▶ [Instructions to follow]:
Please, without the pictures, retype exactly the lines from the start of the material through the line that holds "W, H = 640, 414".

▶ [Records for the task]:

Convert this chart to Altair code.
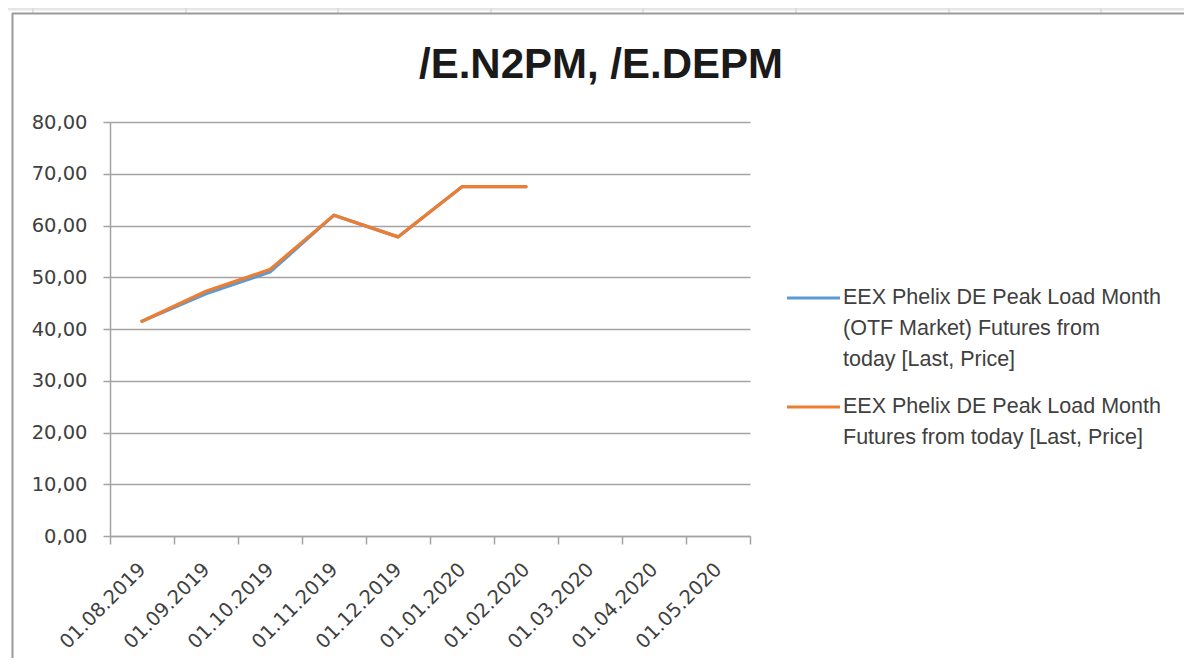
import altair as alt
import pandas as pd

# ---- data ----
dates = ["01.08.2019", "01.09.2019", "01.10.2019", "01.11.2019", "01.12.2019",
         "01.01.2020", "01.02.2020", "01.03.2020", "01.04.2020", "01.05.2020"]
otf_values = [41.5, 46.8, 51.0, 62.0, 57.8, 67.5, 67.5]
phelix_values = [41.5, 47.3, 51.5, 62.0, 57.8, 67.5, 67.5]
series_otf = "EEX Phelix DE Peak Load Month (OTF Market) Futures from today [Last, Price]"
series_phelix = "EEX Phelix DE Peak Load Month Futures from today [Last, Price]"
y_ticks = [0, 10, 20, 30, 40, 50, 60, 70, 80]
title_text = "/E.N2PM, /E.DEPM"
legend_otf_lines = ["EEX Phelix DE Peak Load Month", "(OTF Market) Futures from", "today [Last, Price]"]
legend_phelix_lines = ["EEX Phelix DE Peak Load Month", "Futures from today [Last, Price]"]

BLUE = "#5B9BD5"
ORANGE = "#ED7D31"
GRID = "#a3a3a3"
TXT = "#404040"

rows = []
for d, v in zip(dates, otf_values):
    rows.append({"date": d, "value": v, "series": series_otf})
for d, v in zip(dates, phelix_values):
    rows.append({"date": d, "value": v, "series": series_phelix})
df = pd.DataFrame(rows)

W, H = 640, 414

lines = alt.Chart(df).mark_line(strokeWidth=3.2, strokeCap="round", strokeJoin="round").encode(
    x=alt.X("date:O", sort=dates, bandPosition=0.5,
            scale=alt.Scale(type="band", domain=dates, paddingInner=0, paddingOuter=0),
            axis=alt.Axis(title=None, tickBand="extent", labelAngle=315, labelAlign="right",
                          labelBaseline="middle", labelOffset=0, labelPadding=22,
                          tickSize=8, tickColor=GRID, tickWidth=1.5,
                          domainColor=GRID, domainWidth=1.5,
                          labelFont="DejaVu Sans", labelFontSize=19.5, labelColor=TXT,
                          grid=False, labelOverlap=False)),
    y=alt.Y("value:Q",
            scale=alt.Scale(domain=[0, 80], nice=False, zero=True),
            axis=alt.Axis(title=None, values=y_ticks,
                          labelExpr="replace(format(datum.value, '.2f'), '.', ',')",
                          labelFont="DejaVu Sans", labelFontSize=19.5, labelColor=TXT,
                          labelPadding=16, tickSize=7, tickColor=GRID, tickWidth=1.5,
                          domainColor=GRID, domainWidth=1.5,
                          grid=True, gridColor=GRID, gridWidth=1.5)),
    color=alt.Color("series:N",
                    scale=alt.Scale(domain=[series_otf, series_phelix], range=[BLUE, ORANGE]),
                    legend=None),
    order=alt.Order("series:N"),
)

one = pd.DataFrame({"k": [0]})


def text_layer(s, x, y, size, font, color, weight="normal", align="left", baseline="middle"):
    return alt.Chart(pd.DataFrame({"t": [s]})).mark_text(
        font=font, fontSize=size, fontWeight=weight, color=color,
        align=align, baseline=baseline
    ).encode(x=alt.value(x), y=alt.value(y), text="t:N")


def rule_layer(x, x2, y, y2, color, width):
    return alt.Chart(one).mark_rule(color=color, strokeWidth=width).encode(
        x=alt.value(x), x2=alt.value(x2), y=alt.value(y), y2=alt.value(y2))


layers = []
# spreadsheet / chart-frame decoration
layers.append(rule_layer(-102, 1080, -113, -113, "#e6e6e6", 3))
for cx in [33, 186, 338, 491, 643, 796, 949, 1101]:
    layers.append(rule_layer(cx - 110, cx - 110, -114, -108, "#d9d9d9", 1.5))
layers.append(rule_layer(-98, 1080, -108.5, -108.5, "#9a9a9a", 2))
layers.append(rule_layer(-97.5, -97.5, -109, 540, "#9a9a9a", 2))

layers.append(lines)

# title
layers.append(text_layer(title_text, 491, -44, 42, "Liberation Sans", "#1a1a1a",
                         weight="bold", align="center", baseline="alphabetic"))

# legend
lx0, lx1, tx = 677, 730, 733
y0 = 176
layers.append(rule_layer(lx0, lx1, y0, y0, BLUE, 3))
for i, s in enumerate(legend_otf_lines):
    layers.append(text_layer(s, tx, y0 + i * 31, 21.5, "Liberation Sans", TXT))
y1 = 285
layers.append(rule_layer(lx0, lx1, y1, y1, ORANGE, 3))
for i, s in enumerate(legend_phelix_lines):
    layers.append(text_layer(s, tx, y1 + i * 31, 21.5, "Liberation Sans", TXT))

chart = alt.layer(*layers).properties(
    width=W, height=H,
    padding={"left": 102, "top": 114, "right": 1176 - 102 - W, "bottom": 650 - 114 - H},
    autosize=alt.AutoSizeParams(type="none"),
    background="white",
).configure_view(stroke=None)

chart.save("out.html", embed_options={"renderer": "svg", "actions": False})
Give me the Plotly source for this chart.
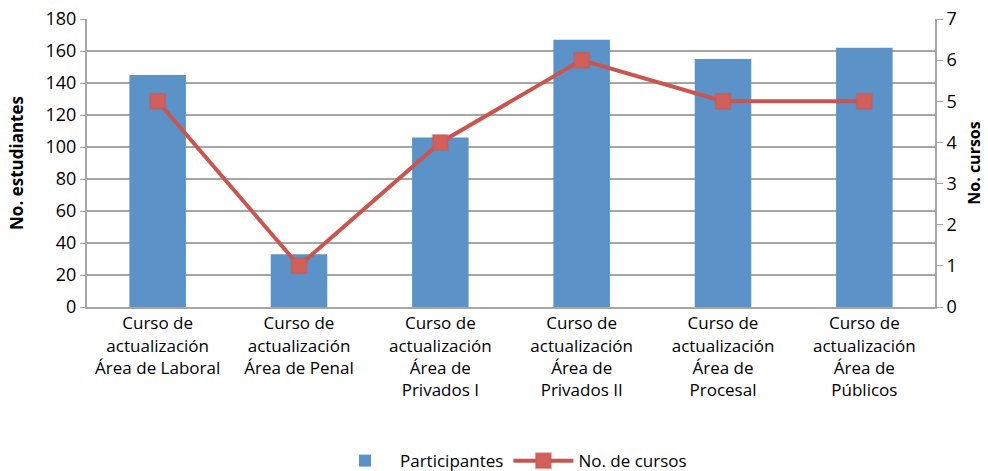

▶ [Exercise result]:
Convert this chart to Altair code.
import altair as alt
import pandas as pd

# ---- data ----
dates = ["01.08.2019", "01.09.2019", "01.10.2019", "01.11.2019", "01.12.2019",
         "01.01.2020", "01.02.2020", "01.03.2020", "01.04.2020", "01.05.2020"]
otf_values = [41.5, 46.8, 51.0, 62.0, 57.8, 67.5, 67.5]
phelix_values = [41.5, 47.3, 51.5, 62.0, 57.8, 67.5, 67.5]
series_otf = "EEX Phelix DE Peak Load Month (OTF Market) Futures from today [Last, Price]"
series_phelix = "EEX Phelix DE Peak Load Month Futures from today [Last, Price]"
y_ticks = [0, 10, 20, 30, 40, 50, 60, 70, 80]
title_text = "/E.N2PM, /E.DEPM"
legend_otf_lines = ["EEX Phelix DE Peak Load Month", "(OTF Market) Futures from", "today [Last, Price]"]
legend_phelix_lines = ["EEX Phelix DE Peak Load Month", "Futures from today [Last, Price]"]

BLUE = "#5B9BD5"
ORANGE = "#ED7D31"
GRID = "#a3a3a3"
TXT = "#404040"

rows = []
for d, v in zip(dates, otf_values):
    rows.append({"date": d, "value": v, "series": series_otf})
for d, v in zip(dates, phelix_values):
    rows.append({"date": d, "value": v, "series": series_phelix})
df = pd.DataFrame(rows)

W, H = 640, 414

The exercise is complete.